Rainy Day Reflection




Our usual slow summer afternoons for gardening, swimming, cookouts, parks, and play are on hold. The rainy days have locked us in and down. The walls crawl up our backs and down our chests and press heavy there. 

Slow growing in the garden. Chickens won’t lay eggs. The pigs feed bucket sloshes with water leaving muck and mud for the children to wade through to empty and fill and repeat again. Boots are a must. Shoes in summer do not fit together.

We line up the boots (or toss them) on the front porch and spend our days indoors making music, writing stories, lining up animals, pushing cars, reading books, Legos, puzzles, games -- and doing it again.  

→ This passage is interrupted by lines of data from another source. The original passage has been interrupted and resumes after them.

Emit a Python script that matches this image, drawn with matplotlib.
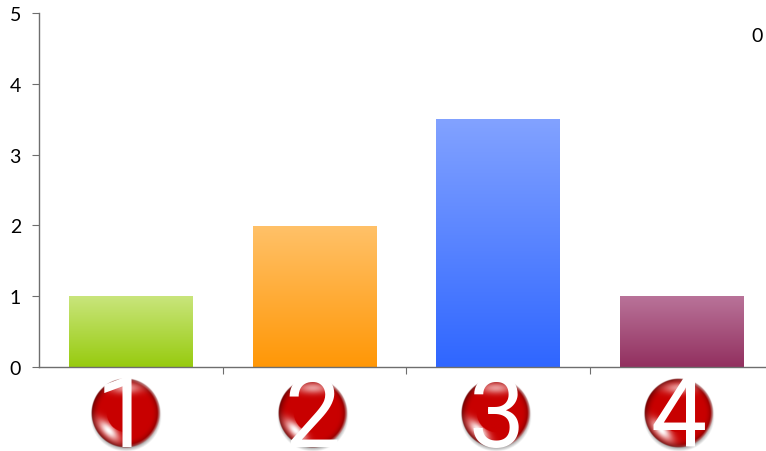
import numpy as np
import matplotlib
matplotlib.use("Agg")
import matplotlib.pyplot as plt
from matplotlib.colors import to_rgb, LinearSegmentedColormap

categories = ["1", "2", "3", "4"]
values = [1, 1.98, 3.5, 1]
top_colors = ["#c9e57c", "#ffc168", "#82a2ff", "#b97399"]
bottom_colors = ["#97cb0e", "#ff9706", "#2f66ff", "#92305f"]
y_ticks = [0, 1, 2, 3, 4, 5]
stray_label = "0"

plt.rcParams["font.family"] = ["Lato", "DejaVu Sans"]

W, H = 766, 452
fig = plt.figure(figsize=(W / 100, H / 100), dpi=100)
ax = fig.add_axes([39 / W, 1 - 368 / H, 734 / W, 354 / H])

# bars, gradient goes on top of them
x = np.arange(len(categories))
bars = ax.bar(x, values, width=0.672, color="none")
for b, c1, c2 in zip(bars, top_colors, bottom_colors):
    cmap = LinearSegmentedColormap.from_list("g", [c1, c2])
    ax.imshow(np.linspace(0, 1, 256).reshape(-1, 1), cmap=cmap, aspect="auto", origin="upper",
              extent=[b.get_x(), b.get_x() + b.get_width(), 0, b.get_height()], zorder=2)

ax.set_xlim(-0.5, len(categories) - 0.5)
ax.set_ylim(0, 5)
ax.set_yticks(y_ticks)
ax.set_xticks(x[:-1] + 0.5)
ax.set_xticklabels([])
ax.spines["top"].set_visible(False)
ax.spines["right"].set_visible(False)
for s in ["left", "bottom"]:
    ax.spines[s].set_color("#6e6e6e")
    ax.spines[s].set_linewidth(1.0)
ax.tick_params(axis="both", direction="out", length=5, width=0.8, color="#6e6e6e")
ax.tick_params(axis="y", labelsize=14, labelcolor="black", pad=8)

fig.text(757 / W, 1 - 36 / H, stray_label, fontsize=14, ha="center", va="center", color="black")


def badge_image(n=200):
    # red ball with a rim, a glare bottom left and a sheen at the top
    yy, xx = np.mgrid[-1:1:n * 1j, -1:1:n * 1j]
    r = np.sqrt(xx ** 2 + yy ** 2)
    img = np.zeros((n, n, 4))
    red = np.array(to_rgb("#c80000"))
    rgb = np.ones((n, n, 3)) * red
    dark = np.clip((r - 0.72) / 0.26, 0, 1)[..., None] ** 2
    rgb = rgb * (1 - 0.45 * dark)
    glare = np.exp(-(((xx - yy + 1.0) / 0.22) ** 2 + ((xx + yy) / 0.5) ** 2) / 1.2) * (r > 0.55)
    sheen = np.exp(-((xx / 0.45) ** 2 + ((yy + 0.72) / 0.16) ** 2)) * 0.6
    rim = np.clip((r - 0.9) / 0.1, 0, 1) * np.clip((xx + 0.2), 0, 1) * 0.8
    light = np.clip(glare + sheen + rim, 0, 1)[..., None]
    rgb = rgb * (1 - light) + light
    img[..., :3] = rgb
    img[..., 3] = np.clip((1 - r) / 0.03, 0, 1)
    return img


def shadow_image(n=100):
    yy, xx = np.mgrid[-1:1:n * 1j, -1:1:n * 1j]
    r = np.sqrt(xx ** 2 + yy ** 2)
    img = np.zeros((n, n, 4))
    img[..., :3] = 0.35
    img[..., 3] = np.clip((1 - r) / 0.12, 0, 1) * 0.55
    return img


# overlay in pixels for the round number badges under the axis
over = fig.add_axes([0, 0, 1, 1], facecolor="none")
over.axis("off")
ball = badge_image()
shadow = shadow_image()
nudge = [-5, -1.5, -2, -2.5]
digit_nudge = [-2, 0, 1, 0]
for i, cat in enumerate(categories):
    cx = ax.transData.transform((x[i], 0))[0] + nudge[i]
    cy, rad = 414, 35
    over.imshow(shadow, extent=[cx - rad - 1, cx + rad + 1, cy + rad + 4, cy - rad + 2], zorder=3, aspect="auto")
    over.imshow(ball, extent=[cx - rad, cx + rad, cy + rad, cy - rad], zorder=4, aspect="auto")
    over.text(cx + digit_nudge[i], 447, cat, fontsize=72, color="white", ha="center", va="baseline",
              family="Roboto", zorder=5, clip_on=False)
over.set_xlim(0, W)
over.set_ylim(H, 0)

fig.savefig("out.png", dpi=100)
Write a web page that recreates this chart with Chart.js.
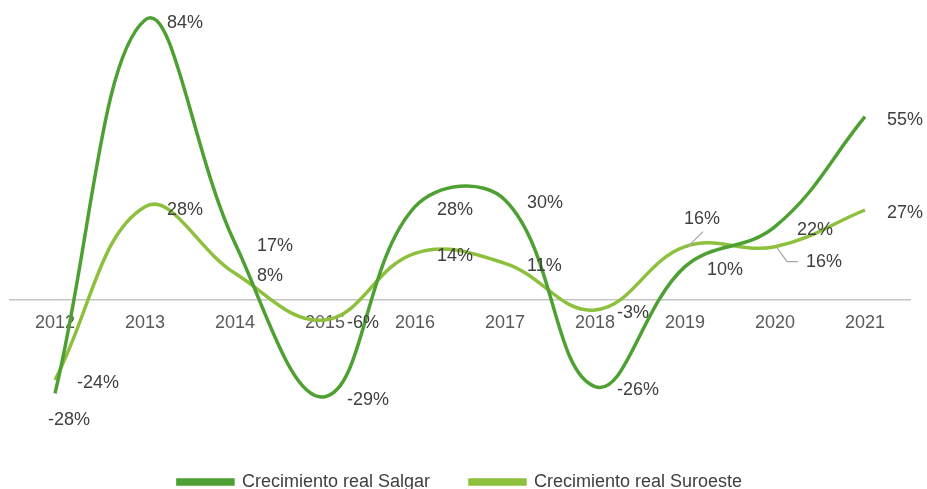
<!DOCTYPE html>
<html>
<head>
<meta charset="utf-8">
<script src="https://cdn.jsdelivr.net/npm/chart.js@4"></script>
<style>
  html, body { margin: 0; padding: 0; background: #ffffff; }
  #wrap { width: 927px; height: 489px; }
</style>
</head>
<body>
<div id="wrap"><canvas id="c" width="927" height="489"></canvas></div>
<script>
const categories = ['2012','2013','2014','2015','2016','2017','2018','2019','2020','2021'];
const salgar   = [-28, 84, 17, -29, 28, 30, -26, 10, 22, 55];
const suroeste = [-24, 28, 8, -6, 14, 11, -3, 16, 16, 27];
const seriesNames = ['Crecimiento real Salgar', 'Crecimiento real Suroeste'];

// label placement per point (style only)
const salgarPlace   = ['below','right','right','right','right','right','right','right','right','right'];
const suroestePlace = ['right','right','right','right','right','right','right','leaderUp','leaderDown','right'];

const DARK = '#4EA032';
const LIGHT = '#8DC03C';
const FONT = "'Liberation Sans', Arial, sans-serif";

const labelPlugin = {
  id: 'pctLabels',
  afterDatasetsDraw(chart) {
    const ctx = chart.ctx;
    ctx.save();
    ctx.font = '18px ' + FONT;
    ctx.fillStyle = '#404040';
    ctx.textBaseline = 'middle';
    const places = [salgarPlace, suroestePlace];
    chart.data.datasets.forEach((ds, di) => {
      const meta = chart.getDatasetMeta(di);
      meta.data.forEach((pt, i) => {
        const txt = ds.data[i] + '%';
        const p = places[di][i];
        const x = pt.x, y = pt.y;
        if (p === 'right') {
          ctx.textAlign = 'left';
          ctx.fillText(txt, x + 22, y + 3);
        } else if (p === 'below') {
          ctx.textAlign = 'center';
          ctx.fillText(txt, x + 14, y + 27);
        } else if (p === 'leaderUp') {
          ctx.strokeStyle = '#A6A6A6';
          ctx.lineWidth = 1.2;
          ctx.beginPath();
          ctx.moveTo(x + 2, y + 1);
          ctx.lineTo(x + 18, y - 15);
          ctx.stroke();
          ctx.textAlign = 'center';
          ctx.fillText(txt, x + 17, y - 28);
        } else if (p === 'leaderDown') {
          ctx.strokeStyle = '#A6A6A6';
          ctx.lineWidth = 1.2;
          ctx.beginPath();
          ctx.moveTo(x + 2, y + 1);
          ctx.lineTo(x + 12, y + 15);
          ctx.lineTo(x + 23, y + 15);
          ctx.stroke();
          ctx.textAlign = 'left';
          ctx.fillText(txt, x + 31, y + 15);
        }
      });
    });
    ctx.restore();
  }
};

new Chart(document.getElementById('c'), {
  type: 'line',
  data: {
    labels: categories,
    datasets: [
      { label: seriesNames[0], data: salgar, borderColor: DARK, backgroundColor: DARK, borderWidth: 3.5, pointRadius: 0, tension: 0.4, fill: false },
      { label: seriesNames[1], data: suroeste, borderColor: LIGHT, backgroundColor: LIGHT, borderWidth: 3.5, pointRadius: 0, tension: 0.4, fill: false }
    ]
  },
  options: {
    responsive: false,
    animation: false,
    devicePixelRatio: 1,
    layout: { padding: { top: 5, left: 10, right: 17, bottom: -12 } },
    elements: { line: { capBezierPoints: false } },
    plugins: {
      legend: {
        position: 'bottom',
        labels: {
          boxWidth: 55,
          boxHeight: 4,
          padding: 40,
          color: '#404040',
          font: { family: FONT, size: 18 }
        }
      },
      tooltip: { enabled: false }
    },
    scales: {
      x: {
        type: 'category',
        offset: true,
        position: { y: 0 },
        grid: { display: false, drawTicks: false },
        border: { display: true, color: '#C4C4C4', width: 1.5 },
        ticks: { color: '#595959', font: { family: FONT, size: 18 }, padding: 12, maxRotation: 0, autoSkip: false }
      },
      y: {
        display: false,
        min: -39.9,
        max: 88.5
      }
    }
  },
  plugins: [labelPlugin]
});
</script>
</body>
</html>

Seems like we are cooking and cleaning a lot. I’m painting the walls, trying to cheer it up and it turns into a long project I don’t want to finish.

Our beautiful Lucy dog heaves on the floor. It is hard to tell if she is getting old or if she thinks the rain is getting old, but she is still heaving and she is a middle aged dog. 

George and I remember when she was a puppy. The children don’t. There isn’t a picture of her then – at least not in a frame, up on a wall or shelf. There isn’t one in my laptop. We know there were pictures of her but we ached to think they were lost when the last computer lost all things.

We are telling the children how tiny and soft she was. While we talk, we pull our dinosaur laptop just to check. There they are. Just a few. Enough. Our sweet little Lucy as a loyal puppy curled tight napping in the mountains. She is on a hike with George. There is George holding her tight next to him like a baby.

A baby. We have had three of our own babies since then. There are pictures there of George Wilder. We can’t help but look at them and tell the tales.

Here we are pacing the floor waiting for the rain (or at least the thunder and lightening) to stop. Time seems to stand still.

But we look over at Lucy’s aging face and wise eyes. We watch a video of George singing to Amelia when she is hours old. The time isn’t standing still.